**Information shown**.
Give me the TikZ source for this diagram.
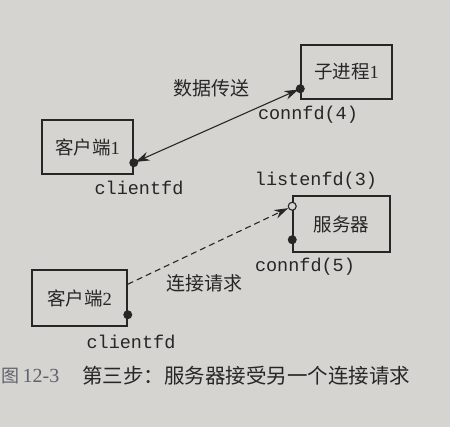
\documentclass[tikz,border=0pt]{standalone}
\usepackage{fontspec}
\setmainfont{Liberation Serif}
\setmonofont{Liberation Mono}
\newfontfamily\cjk{Noto Sans CJK SC}
\usetikzlibrary{arrows.meta,calc}
\definecolor{paper}{RGB}{214,212,208}
\definecolor{ink}{RGB}{40,38,37}
\definecolor{capgray}{RGB}{95,98,108}
\begin{document}
\begin{tikzpicture}[x=1pt,y=-1pt,
  >={Stealth[length=14pt,width=9pt]},
  box/.style={draw=ink,line width=1.5pt,text=ink,inner sep=0pt,font=\fontsize{18.5}{20}\selectfont},
  fdlabel/.style={text=ink,inner sep=0pt,font=\ttfamily\fontsize{18.5}{20}\selectfont},
  cjklabel/.style={text=ink,inner sep=0pt,font=\cjk\fontsize{19}{20}\selectfont},
  dotmark/.style={fill=ink},
  opendot/.style={draw=ink,fill=paper,line width=1.1pt}]
\fill[paper] (0,0) rectangle (450,427);
\useasboundingbox (0,0) rectangle (450,427);

% boxes
\node[box,minimum width=91pt,minimum height=54pt] (zj) at (346.5,72) {{\cjk 子进程}1};
\node[box,minimum width=91pt,minimum height=54pt] (c1) at (87.5,147) {{\cjk 客户端}1};
\node[box,minimum width=97pt,minimum height=56pt] (sv) at (341.5,224) {{\cjk 服务器}};
\node[box,minimum width=95pt,minimum height=56pt] (c2) at (79.5,298) {{\cjk 客户端}2};

% socket points
\coordinate (d1) at ([yshift=11pt]zj.south west);
\coordinate (d2) at ([yshift=12pt]c1.south east);
\coordinate (lo) at ([yshift=-11pt]sv.north west);
\coordinate (d3) at ([yshift=13pt]sv.south west);
\coordinate (d4) at ([yshift=12pt]c2.south east);
\coordinate (s4) at ([yshift=-15pt]c2.north east);

% connectors
\draw[ink,line width=1.1pt,<->,shorten <=2pt,shorten >=2pt] (d2) -- (d1);
\draw[ink,line width=1.1pt,dash pattern=on 6pt off 4pt,->,shorten >=4.5pt] (s4) -- (lo);

% dots
\fill[dotmark] (d1) circle (4.5pt);
\fill[dotmark] (d2) circle (4.5pt);
\fill[dotmark] (d3) circle (4.5pt);
\fill[dotmark] (d4) circle (4.5pt);
\draw[opendot] (lo) circle (4pt);

% labels
\node[fdlabel] (l1) at (308,115) {connfd(4)};
\node[fdlabel] (l2) at (139,188) {clientfd};
\node[fdlabel] (l3) at (316,181) {listenfd(3)};
\node[fdlabel] (l4) at (305,267) {connfd(5)};
\node[fdlabel] (l5) at (131,342) {clientfd};
\node[cjklabel] (t1) at (211,88) {数据传送};
\node[cjklabel] (t2) at (204,283) {连接请求};

% caption
\node[anchor=west,inner sep=0pt,text=capgray,font=\cjk\fontsize{18}{20}\selectfont] (cap0) at (1,376) {图};
\node[inner sep=0pt,text=capgray,font=\fontsize{20}{22}\selectfont] (cap1) at (41,376) {12-3};
\node[anchor=west,inner sep=0pt,text=ink,font=\cjk\fontsize{20.5}{22}\selectfont] (cap2) at (82,376) {第三步：服务器接受另一个连接请求};
\end{tikzpicture}
\end{document}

**The problem**. Quote the listing above in full, except for the pictures.

**Task solution**.
Give me the TikZ source for this diagram.
\documentclass[tikz,border=0pt]{standalone}
\usepackage{fontspec}
\setmainfont{Liberation Serif}
\setmonofont{Liberation Mono}
\newfontfamily\cjk{Noto Sans CJK SC}
\usetikzlibrary{arrows.meta,calc}
\definecolor{paper}{RGB}{214,212,208}
\definecolor{ink}{RGB}{40,38,37}
\definecolor{capgray}{RGB}{95,98,108}
\begin{document}
\begin{tikzpicture}[x=1pt,y=-1pt,
  >={Stealth[length=14pt,width=9pt]},
  box/.style={draw=ink,line width=1.5pt,text=ink,inner sep=0pt,font=\fontsize{18.5}{20}\selectfont},
  fdlabel/.style={text=ink,inner sep=0pt,font=\ttfamily\fontsize{18.5}{20}\selectfont},
  cjklabel/.style={text=ink,inner sep=0pt,font=\cjk\fontsize{19}{20}\selectfont},
  dotmark/.style={fill=ink},
  opendot/.style={draw=ink,fill=paper,line width=1.1pt}]
\fill[paper] (0,0) rectangle (450,427);
\useasboundingbox (0,0) rectangle (450,427);

% boxes
\node[box,minimum width=91pt,minimum height=54pt] (zj) at (346.5,72) {{\cjk 子进程}1};
\node[box,minimum width=91pt,minimum height=54pt] (c1) at (87.5,147) {{\cjk 客户端}1};
\node[box,minimum width=97pt,minimum height=56pt] (sv) at (341.5,224) {{\cjk 服务器}};
\node[box,minimum width=95pt,minimum height=56pt] (c2) at (79.5,298) {{\cjk 客户端}2};

% socket points
\coordinate (d1) at ([yshift=11pt]zj.south west);
\coordinate (d2) at ([yshift=12pt]c1.south east);
\coordinate (lo) at ([yshift=-11pt]sv.north west);
\coordinate (d3) at ([yshift=13pt]sv.south west);
\coordinate (d4) at ([yshift=12pt]c2.south east);
\coordinate (s4) at ([yshift=-15pt]c2.north east);

% connectors
\draw[ink,line width=1.1pt,<->,shorten <=2pt,shorten >=2pt] (d2) -- (d1);
\draw[ink,line width=1.1pt,dash pattern=on 6pt off 4pt,->,shorten >=4.5pt] (s4) -- (lo);

% dots
\fill[dotmark] (d1) circle (4.5pt);
\fill[dotmark] (d2) circle (4.5pt);
\fill[dotmark] (d3) circle (4.5pt);
\fill[dotmark] (d4) circle (4.5pt);
\draw[opendot] (lo) circle (4pt);

% labels
\node[fdlabel] (l1) at (308,115) {connfd(4)};
\node[fdlabel] (l2) at (139,188) {clientfd};
\node[fdlabel] (l3) at (316,181) {listenfd(3)};
\node[fdlabel] (l4) at (305,267) {connfd(5)};
\node[fdlabel] (l5) at (131,342) {clientfd};
\node[cjklabel] (t1) at (211,88) {数据传送};
\node[cjklabel] (t2) at (204,283) {连接请求};

% caption
\node[anchor=west,inner sep=0pt,text=capgray,font=\cjk\fontsize{18}{20}\selectfont] (cap0) at (1,376) {图};
\node[inner sep=0pt,text=capgray,font=\fontsize{20}{22}\selectfont] (cap1) at (41,376) {12-3};
\node[anchor=west,inner sep=0pt,text=ink,font=\cjk\fontsize{20.5}{22}\selectfont] (cap2) at (82,376) {第三步：服务器接受另一个连接请求};
\end{tikzpicture}
\end{document}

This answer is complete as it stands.